When a bill moves that quickly, you can bet an someone will try make some last-minute mischief. Hardly anyone objects to the legislation's requirement that former lawmakers wait two years instead of one before lobbying Congress. Ditto with bans on lobbying by congressional spouses and restrictions on sitting members of Congress negotiating contracts with private entities for future employment.But the legislation may be amended on the floor to restrict grassroots groups that encourage citizens to contact members of Congress. The amendment, pushed by Rep. Marty Meehan of Massachusetts, would require groups that organize such grassroots campaigns to register as "lobbyists" and file detailed quarterly reports on their donors and activities. The law would apply to any group that took in at least $100,000 in any given quarter for "paid communications campaigns" aimed at mobilizing the public.
The same groups that backed the McCain-Feingold law, limiting political speech in advance of an election, are behind this latest effort to curb political speech. Common Cause and Democracy 21 say special-interest entities hide behind current law to conceal the identities of their donors, whom they would have to reveal if they were lobbying Congress directly. "These Astroturf campaigns are just direct lobbying by another name," says Rep.
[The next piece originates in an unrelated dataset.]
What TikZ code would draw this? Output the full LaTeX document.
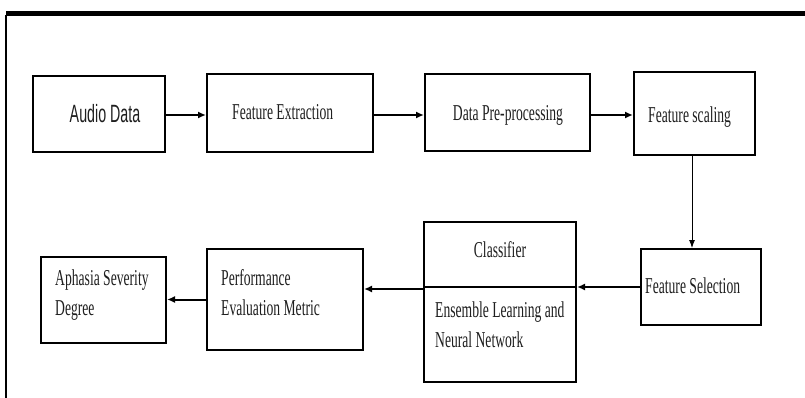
\documentclass[tikz,border=0pt]{standalone}
\usepackage{fontspec}
\usetikzlibrary{arrows.meta}
\newfontfamily\narrowserif[FakeStretch=0.6]{Liberation Serif}
\newfontfamily\narrowsans[FakeStretch=0.57]{Liberation Sans}
\begin{document}
\begin{tikzpicture}[x=1pt,y=-1pt,
  box/.style={draw=black, line width=2pt, fill=white, inner sep=0pt},
  txt/.style={inner sep=0pt, font=\narrowserif\fontsize{22.7}{30}\selectfont, text=black!88},
  stxt/.style={inner sep=0pt, font=\narrowsans\fontsize{25}{30}\selectfont, text=black!88},
  arr/.style={line width=2pt, -{Latex[length=8pt,width=7pt]}},
  thinarr/.style={line width=0.9pt, -{Latex[length=8pt,width=6pt]}}]
\useasboundingbox (0,0) rectangle (805,398);
% frame
\coordinate (ftl) at (6,13.5);
\coordinate (ftr) at (805,13.5);
\coordinate (fbl) at (6,398);
\draw[line width=4.5pt] (ftl) -- (ftr);
\draw[line width=2.5pt] ([yshift=-2pt]ftl) -- (fbl);
% boxes
\node[box, minimum width=132pt, minimum height=76pt] (aud) at (99,114) {};
\node[box, minimum width=166pt, minimum height=78pt] (fext) at (290,113) {};
\node[box, minimum width=165pt, minimum height=77pt] (dpre) at (507.5,112.5) {};
\node[box, minimum width=121pt, minimum height=83pt] (fsc) at (694.5,113.5) {};
\node[box, minimum width=120pt, minimum height=76pt] (fsel) at (701,287) {};
\node[box, minimum width=152pt, minimum height=160pt] (cls) at (500,302) {};
\node[box, minimum width=156pt, minimum height=101pt] (perf) at (285,299.5) {};
\node[box, minimum width=125pt, minimum height=86pt] (aph) at (103.5,300) {};
\draw[line width=2pt] (cls.west |- 0,287) -- (cls.east |- 0,287);
% texts
\node[stxt, anchor=base] (taud) at (105,123) {Audio Data};
\node[txt, anchor=base west] (tfext) at (232,120) {Feature Extraction};
\node[txt, anchor=base] (tdpre) at (508,121) {Data Pre-processing};
\node[txt, anchor=base west] (tfsc) at (648,123) {Feature scaling};
\node[txt, anchor=base west] (tfsel) at (645,293) {Feature Selection};
\node[txt, anchor=base] (tcls) at (500,257) {Classifier};
\node[txt, anchor=base west] (tens1) at (435,317) {Ensemble Learning and};
\node[txt, anchor=base west] (tens2) at (435,347) {Neural Network};
\node[txt, anchor=base west] (tperf1) at (221,285) {Performance};
\node[txt, anchor=base west] (tperf2) at (221,315) {Evaluation Metric};
\node[txt, anchor=base west] (taph1) at (55,285) {Aphasia Severity};
\node[txt, anchor=base west] (taph2) at (55,315) {Degree};
% arrows
\draw[arr] (aud.east |- 0,115) -- (fext.west |- 0,115);
\draw[arr] (fext.east |- 0,115) -- (dpre.west |- 0,115);
\draw[arr] (dpre.east |- 0,115) -- (fsc.west |- 0,115);
\draw[thinarr] (fsc.south -| 692,0) -- (fsel.north -| 692,0);
\draw[arr] (fsel.west) -- (fsel.west -| cls.east);
\draw[arr] (cls.west |- 0,289) -- (perf.east |- 0,289);
\draw[arr] (perf.west) -- (perf.west -| aph.east);
\end{tikzpicture}
\end{document}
Meehan, who is resigning from the House this summer and views his bill as his last hurrah in Congress.
But the First Amendment specifically prohibits Congress from abridging "the right of the people . . . to petition the Government for redress of grievances." The Supreme Court twice ruled in the 1950s that grassroots communication isn't "lobbying activity," and is fully protected by the First Amendment. Among the groups that believe the Meehan proposal would trample on the First Amendment are the National Right to Life Committee and the American Civil Liberties Union. The idea goes too far even for Sen. John McCain, who voted to strip a similar provision from a Senate lobbying reform bill last January.
The possible outcomes are disturbing. For example, Oprah Winfrey operates a website dedicated to urging people to contact Congress to demand intervention in Darfur. If her Web master took in over $100,000 in revenue from Ms. Winfrey and similar clients in a single quarter, he might be forced to make disclosures under the law.
"It's huge," Jay Sekulow of the conservative American Center for Law and Justice, told The Hill newspaper. "It's the most significant restriction on grassroots activity in recent history. I'd put it up there with the 2002 Bipartisan Campaign Reform Act" — the formal name for McCain-Feingold.
McCain-Feingold itself is riddled with loopholes, producing a slew of unintended consequences. Its provisions allowing candidates who compete against wealthy opponents who spend their own money to accept larger-than-normal legal contributions in order to compete inexplicably don't apply to the race for president. That means Mitt Romney and John Edwards, both of whom are independently wealthy, have a clear advantage should they run low on cash and need to inject funds into their campaigns quickly.
"Judged by the most visible results on promises like getting big money out of politics or cleaning up politics, campaign finance reform has been, to put it mildly, a disappointment," admits Mark Schmitt, a supporter of such reforms who has written a thoughtful essay in the journal Democracy. He urges reformers to now focus on expanding the "range of choices and voices in the system" and to take seriously the worries of those who fear that McCain-Feingold's restrictions on "election communication" have the potential to squelch important political speech. The Supreme Court is set to rule next month on a case addressing precisely that issue, and Justice Samuel Alito may be more inclined to view McCain-Feingold skeptically than was Sandra Day O'Connor, who was part of a 5-4 majority upholding the law.
Given the checkered history of campaign finance reform, its frequent use by one side of a political debate to hobble opponents, and the prospect that courts may yet find portions of McCain-Feingold unconstitutional, it would be a travesty for a Congress desperate for a quick-fix legislative accomplishment to circumscribe the First Amendment with little debate and even less understanding of what the consequences will be.